WRITTEN REQUEST:
State the number of lines below in which the word "script" appears. Nothing else belongs in the answer.

ENTRIES:
┄┄┄┄┄┄┄┄┄┄

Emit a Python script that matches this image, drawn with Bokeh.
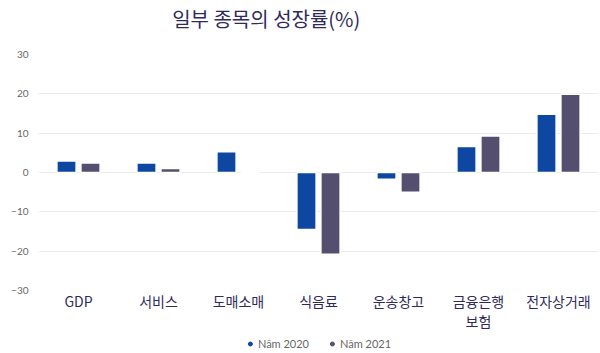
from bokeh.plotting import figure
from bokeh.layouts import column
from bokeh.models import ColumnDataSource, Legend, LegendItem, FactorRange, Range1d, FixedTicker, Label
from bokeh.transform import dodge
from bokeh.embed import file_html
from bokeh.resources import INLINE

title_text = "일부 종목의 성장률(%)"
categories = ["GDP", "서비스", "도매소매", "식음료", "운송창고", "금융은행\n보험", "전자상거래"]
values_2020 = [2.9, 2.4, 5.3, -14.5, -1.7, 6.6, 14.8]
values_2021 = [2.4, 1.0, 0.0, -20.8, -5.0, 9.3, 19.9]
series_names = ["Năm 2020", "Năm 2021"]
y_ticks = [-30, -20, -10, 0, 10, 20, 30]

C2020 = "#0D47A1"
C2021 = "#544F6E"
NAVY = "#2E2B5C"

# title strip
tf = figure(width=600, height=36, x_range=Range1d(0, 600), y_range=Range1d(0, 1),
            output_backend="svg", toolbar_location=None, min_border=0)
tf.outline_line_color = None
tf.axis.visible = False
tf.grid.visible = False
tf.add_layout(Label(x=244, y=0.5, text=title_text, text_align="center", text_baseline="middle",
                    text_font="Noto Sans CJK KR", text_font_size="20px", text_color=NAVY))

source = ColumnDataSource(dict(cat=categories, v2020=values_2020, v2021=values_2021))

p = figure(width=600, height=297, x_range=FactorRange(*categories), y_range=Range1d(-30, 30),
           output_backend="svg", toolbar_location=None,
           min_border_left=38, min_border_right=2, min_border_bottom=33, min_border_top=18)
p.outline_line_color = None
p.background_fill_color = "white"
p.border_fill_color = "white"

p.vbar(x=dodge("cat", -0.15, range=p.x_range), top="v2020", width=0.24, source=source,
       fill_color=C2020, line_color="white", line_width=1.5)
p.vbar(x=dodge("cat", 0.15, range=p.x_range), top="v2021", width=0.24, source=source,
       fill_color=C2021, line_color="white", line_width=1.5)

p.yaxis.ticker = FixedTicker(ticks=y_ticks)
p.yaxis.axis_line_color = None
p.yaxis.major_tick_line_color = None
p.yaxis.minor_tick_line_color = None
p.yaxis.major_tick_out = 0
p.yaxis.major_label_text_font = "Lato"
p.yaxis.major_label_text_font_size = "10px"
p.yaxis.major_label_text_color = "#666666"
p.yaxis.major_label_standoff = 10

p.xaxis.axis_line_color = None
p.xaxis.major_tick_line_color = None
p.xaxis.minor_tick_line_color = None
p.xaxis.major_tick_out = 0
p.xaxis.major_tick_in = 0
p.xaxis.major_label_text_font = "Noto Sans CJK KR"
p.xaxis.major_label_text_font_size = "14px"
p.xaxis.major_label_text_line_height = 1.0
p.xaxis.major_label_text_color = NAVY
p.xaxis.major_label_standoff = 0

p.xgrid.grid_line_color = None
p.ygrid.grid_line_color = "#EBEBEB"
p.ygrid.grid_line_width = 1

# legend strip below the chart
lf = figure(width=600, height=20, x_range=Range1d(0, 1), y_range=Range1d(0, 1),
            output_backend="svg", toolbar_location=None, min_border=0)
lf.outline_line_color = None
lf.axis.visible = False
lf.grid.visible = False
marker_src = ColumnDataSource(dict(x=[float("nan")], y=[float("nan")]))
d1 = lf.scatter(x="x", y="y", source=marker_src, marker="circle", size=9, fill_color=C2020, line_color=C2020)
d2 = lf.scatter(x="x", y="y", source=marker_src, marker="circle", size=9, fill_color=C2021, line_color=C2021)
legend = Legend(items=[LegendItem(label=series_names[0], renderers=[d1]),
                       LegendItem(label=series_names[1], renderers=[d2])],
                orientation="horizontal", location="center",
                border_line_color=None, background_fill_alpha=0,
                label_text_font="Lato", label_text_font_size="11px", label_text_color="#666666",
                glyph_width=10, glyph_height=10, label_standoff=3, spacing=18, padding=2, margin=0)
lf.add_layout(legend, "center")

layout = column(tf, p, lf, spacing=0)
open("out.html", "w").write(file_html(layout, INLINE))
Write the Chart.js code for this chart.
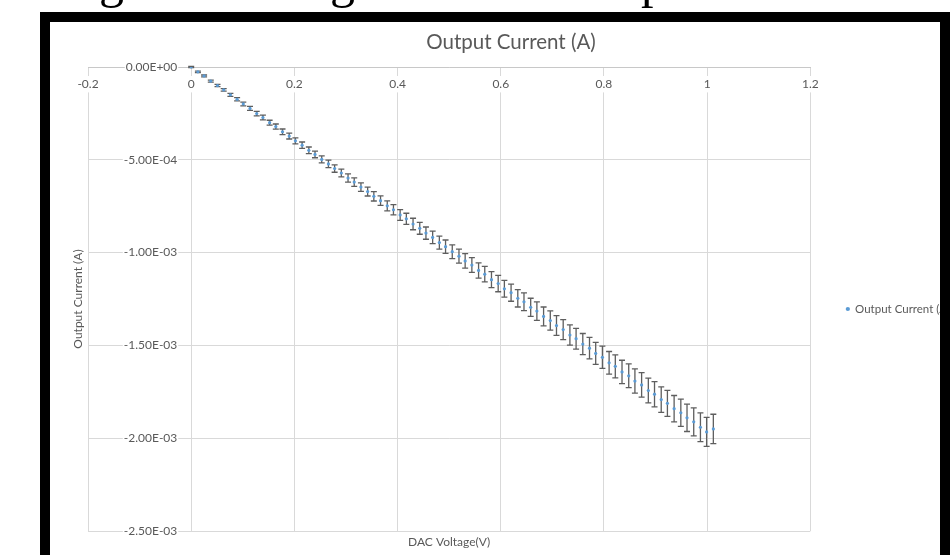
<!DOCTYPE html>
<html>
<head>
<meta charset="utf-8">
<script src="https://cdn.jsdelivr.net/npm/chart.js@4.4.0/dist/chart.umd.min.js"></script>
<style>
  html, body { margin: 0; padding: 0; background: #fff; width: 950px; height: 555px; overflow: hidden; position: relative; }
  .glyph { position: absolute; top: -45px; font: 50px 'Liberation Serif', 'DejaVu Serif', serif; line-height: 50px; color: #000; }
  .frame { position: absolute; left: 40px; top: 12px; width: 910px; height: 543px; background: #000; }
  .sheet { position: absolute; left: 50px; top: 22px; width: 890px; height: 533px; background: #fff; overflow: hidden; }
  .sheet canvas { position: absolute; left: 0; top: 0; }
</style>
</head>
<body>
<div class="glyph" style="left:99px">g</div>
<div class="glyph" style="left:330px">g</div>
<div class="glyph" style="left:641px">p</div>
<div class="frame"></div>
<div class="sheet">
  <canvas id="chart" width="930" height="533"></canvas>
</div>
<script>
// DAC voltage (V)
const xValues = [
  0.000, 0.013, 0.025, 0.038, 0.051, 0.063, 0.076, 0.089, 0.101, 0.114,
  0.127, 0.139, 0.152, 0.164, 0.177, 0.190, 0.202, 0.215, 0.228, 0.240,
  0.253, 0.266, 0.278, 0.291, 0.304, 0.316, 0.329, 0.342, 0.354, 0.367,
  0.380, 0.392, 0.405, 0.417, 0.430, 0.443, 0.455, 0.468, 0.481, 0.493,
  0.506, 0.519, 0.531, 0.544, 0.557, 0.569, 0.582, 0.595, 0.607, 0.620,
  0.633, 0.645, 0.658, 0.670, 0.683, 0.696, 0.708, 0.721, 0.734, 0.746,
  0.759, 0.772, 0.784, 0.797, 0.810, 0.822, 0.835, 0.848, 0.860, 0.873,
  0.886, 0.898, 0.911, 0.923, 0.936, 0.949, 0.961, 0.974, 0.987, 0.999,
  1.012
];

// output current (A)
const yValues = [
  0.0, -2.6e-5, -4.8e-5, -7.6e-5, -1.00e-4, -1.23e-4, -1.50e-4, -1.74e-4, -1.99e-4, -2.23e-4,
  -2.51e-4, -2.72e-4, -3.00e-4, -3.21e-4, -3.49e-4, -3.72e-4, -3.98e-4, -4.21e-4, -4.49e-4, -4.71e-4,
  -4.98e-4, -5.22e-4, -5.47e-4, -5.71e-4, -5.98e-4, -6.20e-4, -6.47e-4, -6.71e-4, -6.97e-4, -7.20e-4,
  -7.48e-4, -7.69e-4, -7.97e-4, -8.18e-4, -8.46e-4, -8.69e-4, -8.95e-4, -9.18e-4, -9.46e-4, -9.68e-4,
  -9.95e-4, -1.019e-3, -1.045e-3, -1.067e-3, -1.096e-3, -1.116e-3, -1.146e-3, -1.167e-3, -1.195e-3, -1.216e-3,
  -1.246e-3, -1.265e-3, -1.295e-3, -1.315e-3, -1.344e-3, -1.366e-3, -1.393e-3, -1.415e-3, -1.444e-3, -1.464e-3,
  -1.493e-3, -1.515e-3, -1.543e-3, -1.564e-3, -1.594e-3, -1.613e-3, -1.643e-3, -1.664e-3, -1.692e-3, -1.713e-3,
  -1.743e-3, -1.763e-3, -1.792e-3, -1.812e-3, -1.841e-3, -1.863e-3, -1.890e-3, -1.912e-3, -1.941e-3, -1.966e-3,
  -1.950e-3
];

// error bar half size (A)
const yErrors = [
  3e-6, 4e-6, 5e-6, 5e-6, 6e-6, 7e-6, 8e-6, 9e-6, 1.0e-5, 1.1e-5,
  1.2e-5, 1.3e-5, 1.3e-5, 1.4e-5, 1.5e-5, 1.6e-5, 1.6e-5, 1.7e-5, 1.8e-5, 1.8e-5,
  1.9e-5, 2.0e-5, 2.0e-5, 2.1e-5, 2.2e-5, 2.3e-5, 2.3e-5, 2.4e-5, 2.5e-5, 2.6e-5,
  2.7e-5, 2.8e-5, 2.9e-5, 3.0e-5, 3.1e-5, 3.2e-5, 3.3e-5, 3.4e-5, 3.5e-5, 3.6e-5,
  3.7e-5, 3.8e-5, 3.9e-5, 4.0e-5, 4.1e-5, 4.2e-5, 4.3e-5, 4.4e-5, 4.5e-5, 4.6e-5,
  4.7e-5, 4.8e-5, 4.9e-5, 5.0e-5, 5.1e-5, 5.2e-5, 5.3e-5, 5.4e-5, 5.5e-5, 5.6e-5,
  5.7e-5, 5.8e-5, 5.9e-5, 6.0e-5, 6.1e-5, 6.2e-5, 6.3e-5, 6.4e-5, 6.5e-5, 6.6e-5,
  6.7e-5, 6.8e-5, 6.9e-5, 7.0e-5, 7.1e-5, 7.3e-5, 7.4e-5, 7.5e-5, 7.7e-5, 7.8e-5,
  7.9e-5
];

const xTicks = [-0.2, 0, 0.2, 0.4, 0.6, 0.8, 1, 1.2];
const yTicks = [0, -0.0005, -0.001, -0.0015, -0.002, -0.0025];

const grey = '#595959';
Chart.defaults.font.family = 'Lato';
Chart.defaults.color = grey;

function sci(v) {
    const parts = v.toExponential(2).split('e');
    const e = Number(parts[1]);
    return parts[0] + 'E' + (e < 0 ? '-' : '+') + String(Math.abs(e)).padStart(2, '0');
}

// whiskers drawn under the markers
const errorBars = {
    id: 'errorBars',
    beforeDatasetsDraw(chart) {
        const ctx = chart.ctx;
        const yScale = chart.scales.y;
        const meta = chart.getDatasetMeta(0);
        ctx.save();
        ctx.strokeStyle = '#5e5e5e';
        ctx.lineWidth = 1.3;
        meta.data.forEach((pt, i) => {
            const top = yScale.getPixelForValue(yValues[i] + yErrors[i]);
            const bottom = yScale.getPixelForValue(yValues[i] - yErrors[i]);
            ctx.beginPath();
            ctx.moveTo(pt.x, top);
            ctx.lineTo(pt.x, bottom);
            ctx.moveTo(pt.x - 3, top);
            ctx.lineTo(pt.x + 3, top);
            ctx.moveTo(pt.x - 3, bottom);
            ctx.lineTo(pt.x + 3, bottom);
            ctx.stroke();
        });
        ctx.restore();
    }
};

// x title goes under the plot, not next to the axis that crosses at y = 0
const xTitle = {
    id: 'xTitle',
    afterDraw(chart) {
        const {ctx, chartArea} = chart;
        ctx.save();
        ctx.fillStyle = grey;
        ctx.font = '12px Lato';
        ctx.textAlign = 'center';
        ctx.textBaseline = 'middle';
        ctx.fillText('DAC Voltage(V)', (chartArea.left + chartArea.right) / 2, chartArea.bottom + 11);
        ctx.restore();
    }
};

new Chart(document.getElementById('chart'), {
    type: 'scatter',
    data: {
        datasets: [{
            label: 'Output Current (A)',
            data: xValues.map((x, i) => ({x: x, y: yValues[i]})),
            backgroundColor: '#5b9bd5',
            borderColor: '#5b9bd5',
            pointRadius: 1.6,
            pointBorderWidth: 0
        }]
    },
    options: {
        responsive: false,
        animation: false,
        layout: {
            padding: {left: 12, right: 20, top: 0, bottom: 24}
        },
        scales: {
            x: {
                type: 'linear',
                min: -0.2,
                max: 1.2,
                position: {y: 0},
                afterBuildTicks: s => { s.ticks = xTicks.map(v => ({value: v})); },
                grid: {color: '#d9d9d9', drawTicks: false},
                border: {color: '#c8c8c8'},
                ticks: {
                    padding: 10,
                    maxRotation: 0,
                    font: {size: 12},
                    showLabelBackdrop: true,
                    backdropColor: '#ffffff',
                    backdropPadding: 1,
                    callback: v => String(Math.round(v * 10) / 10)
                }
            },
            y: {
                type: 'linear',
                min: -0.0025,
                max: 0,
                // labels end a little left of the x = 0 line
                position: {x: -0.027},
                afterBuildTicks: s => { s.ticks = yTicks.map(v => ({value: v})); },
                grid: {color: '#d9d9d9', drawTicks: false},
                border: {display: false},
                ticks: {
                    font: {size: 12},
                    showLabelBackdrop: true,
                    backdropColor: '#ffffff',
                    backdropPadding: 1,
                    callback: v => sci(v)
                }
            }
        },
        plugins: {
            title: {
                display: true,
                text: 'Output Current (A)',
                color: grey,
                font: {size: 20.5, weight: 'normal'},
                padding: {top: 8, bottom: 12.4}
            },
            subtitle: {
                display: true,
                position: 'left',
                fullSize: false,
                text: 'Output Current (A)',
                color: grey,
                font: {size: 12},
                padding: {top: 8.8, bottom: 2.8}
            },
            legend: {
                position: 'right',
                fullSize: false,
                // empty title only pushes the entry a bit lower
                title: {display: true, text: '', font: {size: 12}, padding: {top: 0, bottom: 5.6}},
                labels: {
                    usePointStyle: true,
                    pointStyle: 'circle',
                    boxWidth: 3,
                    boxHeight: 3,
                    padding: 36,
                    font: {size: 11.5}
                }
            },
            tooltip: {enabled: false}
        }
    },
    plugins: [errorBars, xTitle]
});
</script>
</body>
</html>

┄┄┄┄┄┄┄┄┄┄

WRITTEN SOLUTION:
4